Ab initio gene finders: These methods have been around for a very long time, and there are many different programs to try. We will in this exercise focus on the gene finder Augustus. These gene finders use likelihoods to find the most likely genes in the genome. They are aware of start and stop codons and splice sites, and will only try to predict genes that follow these rules. The most important factor here is that the gene finder needs to be trained on the organism you are running the program on, otherwise the probabilities for introns, exons, etc. will not be correct. Luckily, these training files are available for Drosophila.

Exercise 3 - Augustus:

First create a folder where to run Augustus.

cd ~/annotation_course/practical1
mkdir augustus
cd augustus

Then you can have a look at the list of species that already have a trained hmm model.

augustus --species=help

So, let's now launch Augustus on our genome with the fly model.

augustus --species=fly ~/annotation_course/data/genome/genome.fa --gff3=yes --progress=true > augustus_drosophila.gff

if you wish to annotate isoforms too, use the following command:

augustus --species=fly ~/annotation_course/data/genome/genome.fa --gff3=yes --progress=true --alternatives-from-sampling=true > augustus_drosophila_isoform.gff

Take a look at the gff result file using the command ‘less augustus_drosophila.gff’. What kinds of features have been annotated? Does it tell you anything about UTRs?

To better understand what contains your gff file you may use a script that will provide you some statistics like this one:

gff3_sp_statistics.pl --gff augustus_drosophila.gff

How many genes have you annotated ?

It is of interest to view your annotation in a genome browser, this is more concrete and much nicer. A visual inspection is often the most effective way to assess the quality o your annotation.

Transfer the augustus_drosophila.gff3 to your computer using scp in a new terminal:

scp -i ~/.ssh/azure_rsa student@__IP__:/home/student/annotation_course/practical1/augustus/augustus_drosophila.gff .

We have made a genome browser called Webapollo available for you on the address http://annotation-prod.scilifelab.se:8080/NBIS_course/. Load the file in into the genome portal called drosophila_melanogaster_chr4. Here find the WebApollo instruction.
The official Ensembl annotation is available in the genome browser. How does the Augustus annotation compare with the Ensembl annotation? Are they identical?

Exercise 4 - Augustus with yeast models:
Run augustus on the same genome file but using settings for yeast instead (change species to saccharomyces).

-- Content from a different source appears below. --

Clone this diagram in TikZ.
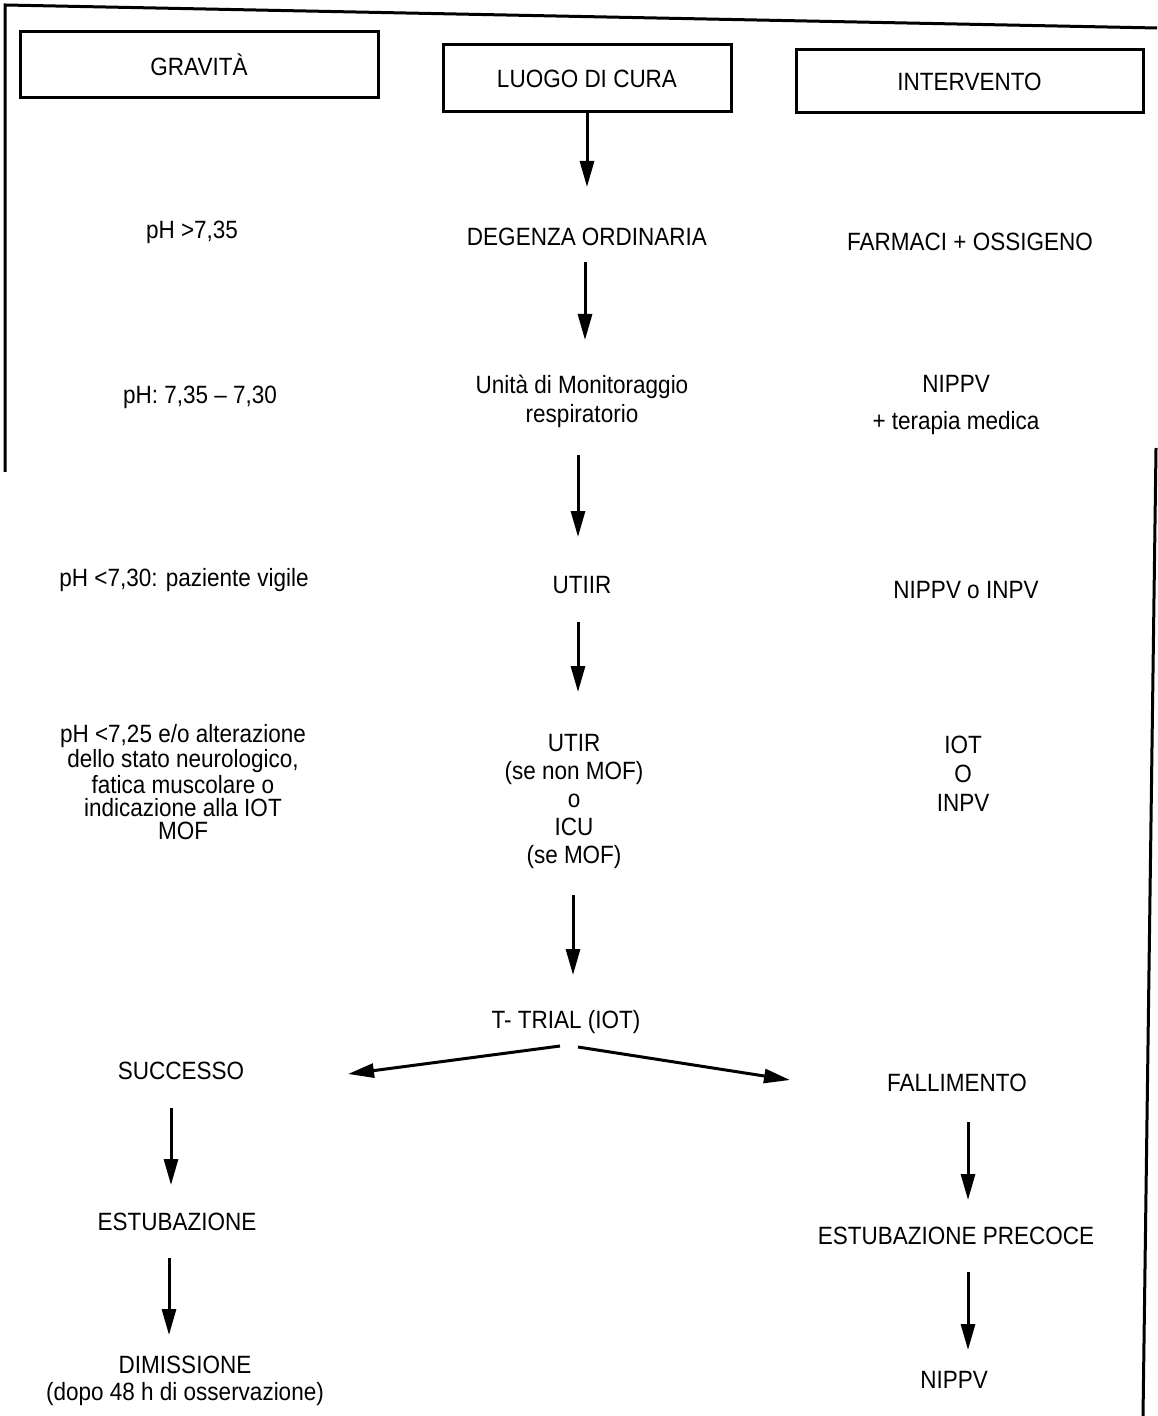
\documentclass[tikz,border=0pt]{standalone}
\usepackage{fontspec}
\setmainfont{Liberation Sans}[FakeStretch=0.9]
\usetikzlibrary{arrows.meta}
\newcommand{\myfs}[1]{\fontsize{12.5}{#1}\selectfont}
\begin{document}
\begin{tikzpicture}[x=0.5pt,y=-0.5pt,
  lbl/.style={font=\myfs{15}, align=center, inner sep=0pt},
  hdr/.style={draw, line width=1.5pt, font=\myfs{15}, inner sep=0pt},
  arr/.style={line width=1.5pt, -{Triangle[length=13pt,width=7pt]}},
  frame/.style={line width=1.5pt}]
\useasboundingbox (0,0) rectangle (1157,1416);
% outer frame (partial)
\draw[frame] (5,472) -- (5,5) -- (1157,28);
\draw[frame] (1156,448) -- (1143,1416);
% header boxes
\node[hdr, minimum width=179pt, minimum height=33pt] (grav) at (199,65) {GRAVITÀ};
\node[hdr, minimum width=144pt, minimum height=33.5pt] (luogo) at (587,78.5) {LUOGO DI CURA};
\node[hdr, minimum width=173.5pt, minimum height=31.5pt] (interv) at (969.5,81.5) {INTERVENTO};
% left column
\node[lbl] (ph1) at (192,232) {pH >7,35};
\node[lbl] (ph2) at (200,397) {pH: 7,35 – 7,30};
\node[lbl] (ph3) at (184,580) {pH <7,30: paziente vigile};
\node[lbl, font=\myfs{11.5}] (ph4) at (183,782) {pH <7,25 e/o alterazione\\dello stato neurologico,\\fatica muscolare o\\indicazione alla IOT\\MOF};
\node[lbl] (succ) at (181,1071) {SUCCESSO};
\node[lbl] (estub) at (177,1222) {ESTUBAZIONE};
\node[lbl, font=\myfs{13.5}] (dimiss) at (185,1380.5) {DIMISSIONE\\(dopo 48 h di osservazione)};
% center column
\node[lbl] (degenza) at (587,237) {DEGENZA ORDINARIA};
\node[lbl, font=\myfs{14.5}] (unita) at (582,401.5) {Unità di Monitoraggio\\respiratorio};
\node[lbl] (utiir) at (582,585) {UTIIR};
\node[lbl, font=\myfs{14}] (utir) at (574,801) {UTIR\\(se non MOF)\\o\\ICU\\(se MOF)};
\node[lbl] (ttrial) at (566,1022) {T- TRIAL (IOT)};
% right column
\node[lbl] (farm) at (970,242) {FARMACI + OSSIGENO};
\node[lbl, font=\myfs{18.5}] (nippv1) at (956,404.5) {NIPPV\\+ terapia medica};
\node[lbl] (nippvo) at (966,590) {NIPPV o INPV};
\node[lbl, font=\myfs{14.5}] (iot) at (963,774) {IOT\\O\\INPV};
\node[lbl] (fall) at (957,1083) {FALLIMENTO};
\node[lbl] (estprec) at (956,1236) {ESTUBAZIONE PRECOCE};
\node[lbl] (nippv2) at (954,1380) {NIPPV};
% connectors
\draw[arr] (luogo.south) -- ([shift={(0,-50)}]degenza.center);
\draw[arr] ([shift={(-2,25)}]degenza.center) -- ([shift={(3,-61.5)}]unita.center);
\draw[arr] ([shift={(-4,53.5)}]unita.center) -- ([shift={(-4,-48)}]utiir.center);
\draw[arr] ([shift={(-4,37)}]utiir.center) -- ([shift={(4,-109)}]utir.center);
\draw[arr] ([shift={(-1,94)}]utir.center) -- ([shift={(7,-47)}]ttrial.center);
\draw[arr] ([shift={(-6,24)}]ttrial.center) -- ([shift={(167,3)}]succ.center);
\draw[arr] ([shift={(12,25)}]ttrial.center) -- ([shift={(-167,-3)}]fall.center);
\draw[arr] ([shift={(-10,37)}]succ.center) -- ([shift={(-6,-37)}]estub.center);
\draw[arr] ([shift={(-8,36)}]estub.center) -- ([shift={(-16,-45.5)}]dimiss.center);
\draw[arr] ([shift={(11,39)}]fall.center) -- ([shift={(12,-36)}]estprec.center);
\draw[arr] ([shift={(12,36)}]estprec.center) -- ([shift={(14,-30)}]nippv2.center);
\end{tikzpicture}
\end{document}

Load this result file into Webapollo and compare with your earlier results. Can you based on this draw any conclusions about how a typical yeast gene differs from a typical Drosophila gene?

Closing remarks

We have seen how to assess the quality of the assembly and how to launch a quick annotation using an abinitio tool. We have also seen the importance to use a species specific hmm model into the ab initio tool. Thus, the limitation of this approach is linked to the pre-trained species that are available.